Hai sobatku, sebelum saya mengulik artikel ini, saya memberitahukan kepada pembaca bahwasannya saya bukanlah pakar politik ataupun pengamat politik Timur Tengah ya. Melainkan, saya mencoba untuk ikut nyimplung bersama Kompasianer lain yang terlebih dahulu menganggit artikel seputar "Taliban."
Baiklah sobatku! Tahun 1952 dunia Sastra Perancis digoncangkan oleh polemik mendidik antara dua 'raksasa'; Albert Camus -- Sartre. "Aku memberontak, jadi aku ada." Sedangkan, Sartre -- Aku berpikir, maka aku ada." (Sumber; Albert Camus, Sampar. Terbitan; Yayasan Pusaka Obor Indonesia. Jakarta, 2013.)
Terkait dengan "kehadiran Taliban di Afghanistan," saya melihat di sana adalah perang eksistensi atau keberadaaan antara "Taliban" dan "tokoh karismatik sekaligus mantan panglima Muhajidin, Muhammad Ismal Khan"
Taliban Memberontak Karena Ada kepentingan
Motif dari pemberontakan atau pengambilalihan kekuasaan pemerintah Afghanistan oleh Taliban adalah mereka memiliki kepentingan tersendiri.
Sebab-musabab kepentingan Taliban kita pun tidak tahu dengan jelas dan pasti. Karena secara geografis, kita memang berada di satu benua yakni; benua Asia. Tapi, secara teritorial lautan dan daratan, Taliban berada di Timur Tengah. Sementara kita berada di Asia Tenggara.
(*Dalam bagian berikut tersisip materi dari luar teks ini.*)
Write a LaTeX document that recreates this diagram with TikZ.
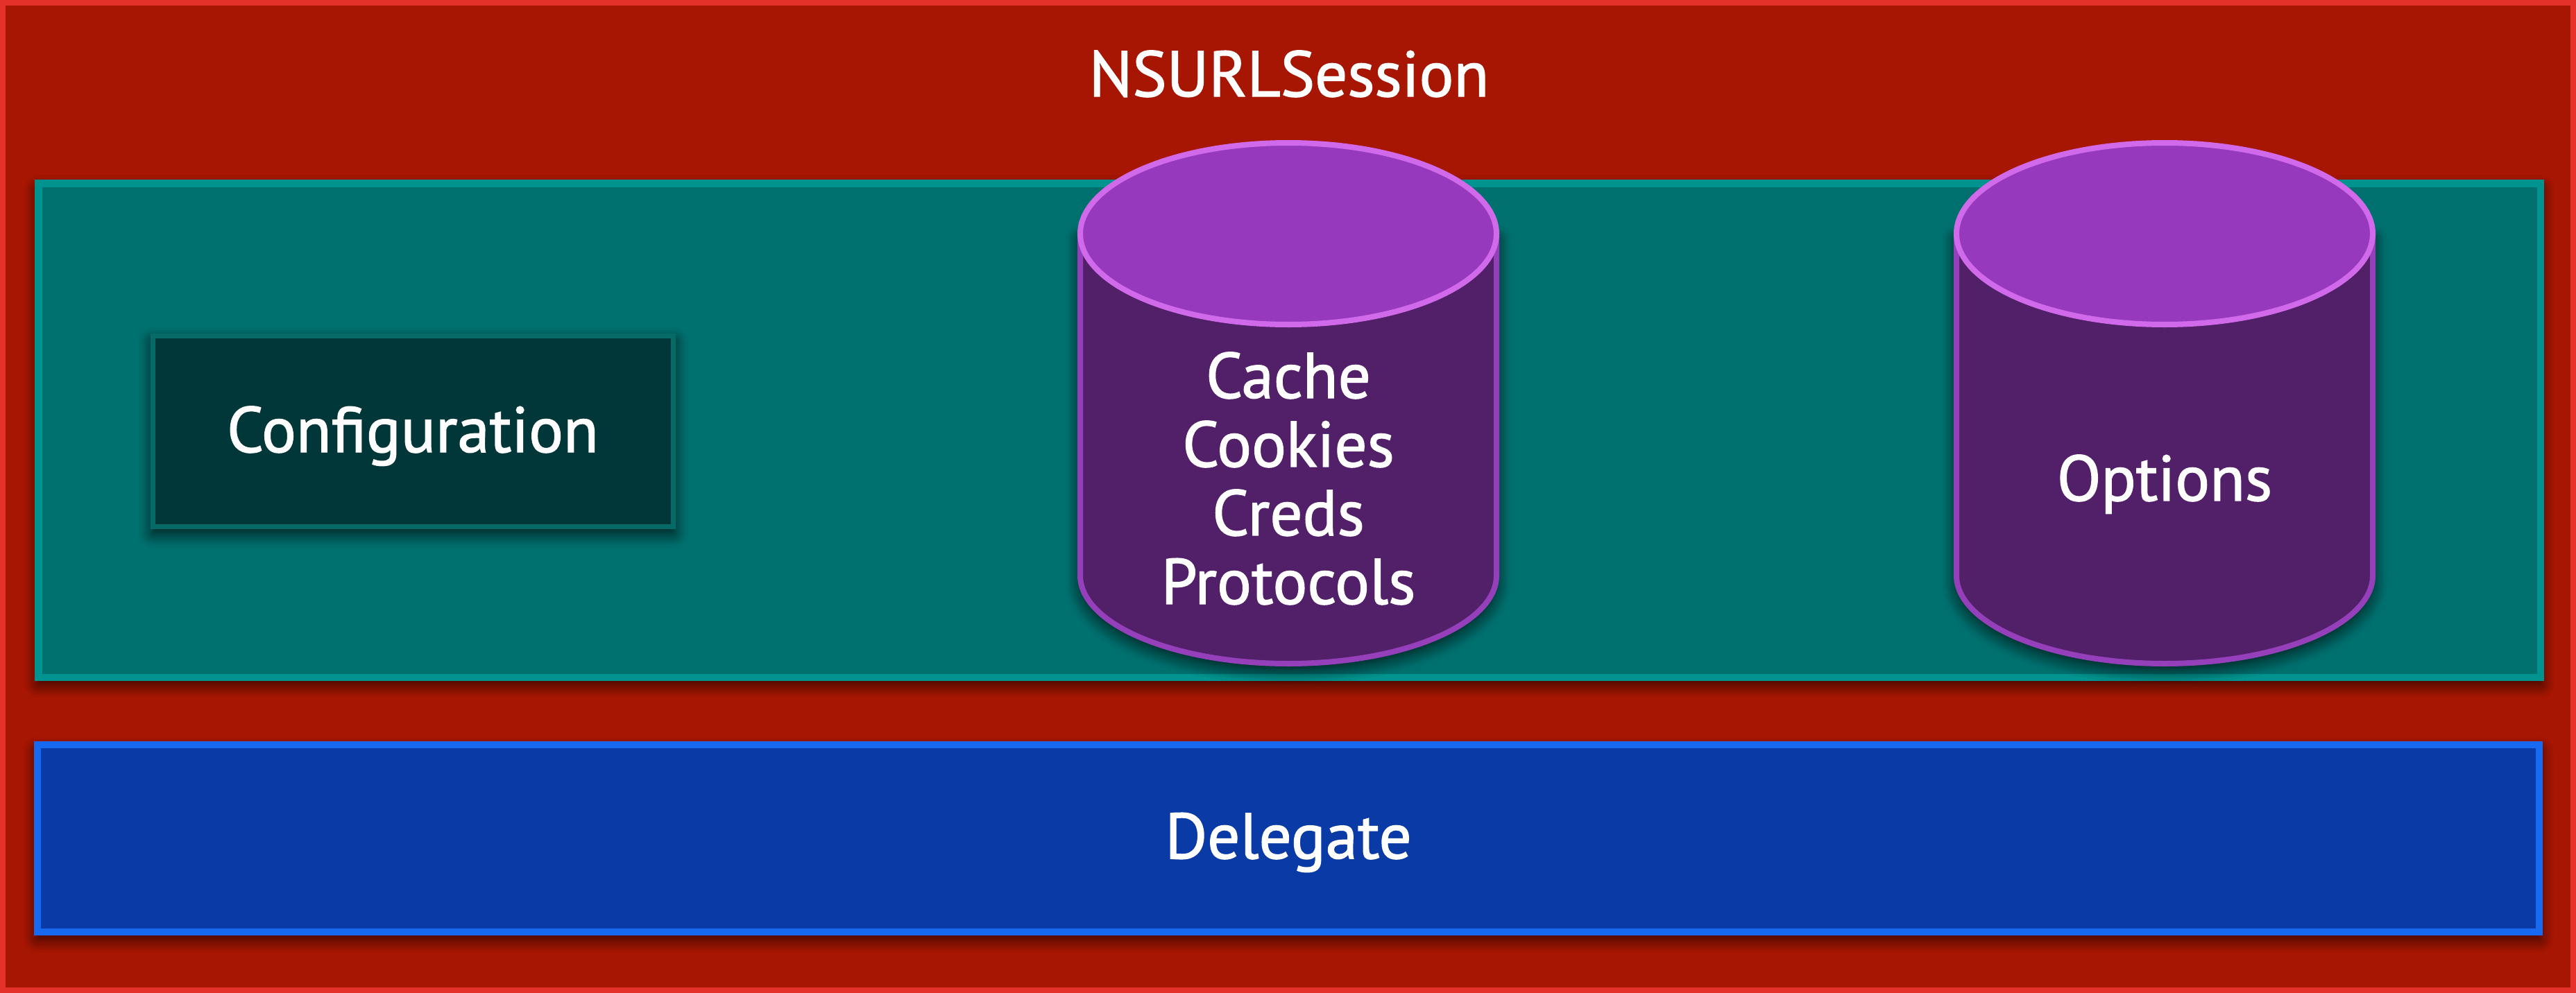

Lantas bagaimana kita mau mengetahui kondisi dan keadaaan yang terjadi di sana? Kan ada media sosial? Ya, itu pun tidak cukup bagi kita untuk mengumpulkan bukti otentik!
Informasi akan menjadi akurat, jika kita sedang meliput langsung dan melibatkan kelima panca indera kita.
Mengapa kita harus meliput langsung baru mengetahui kebenarannya? Karena informasi maupun ilmu pengetahuan itu lahir dari pengalaman inderawi.
Untuk itu, saya memasukan kelompok Taliban ke dalam filsuf eksistensialisme, Albert camus dengan diskursus atau konsepnya "Aku memberontak, jadi aku aku.
Sebaliknya, tokoh karismatik dan sekaligus mantan panglima Muhajidin, Muhammad Ismal Khan saya memasukkannya ke dalam filsuf Sartre ; "Aku berpikir, karena aku ada."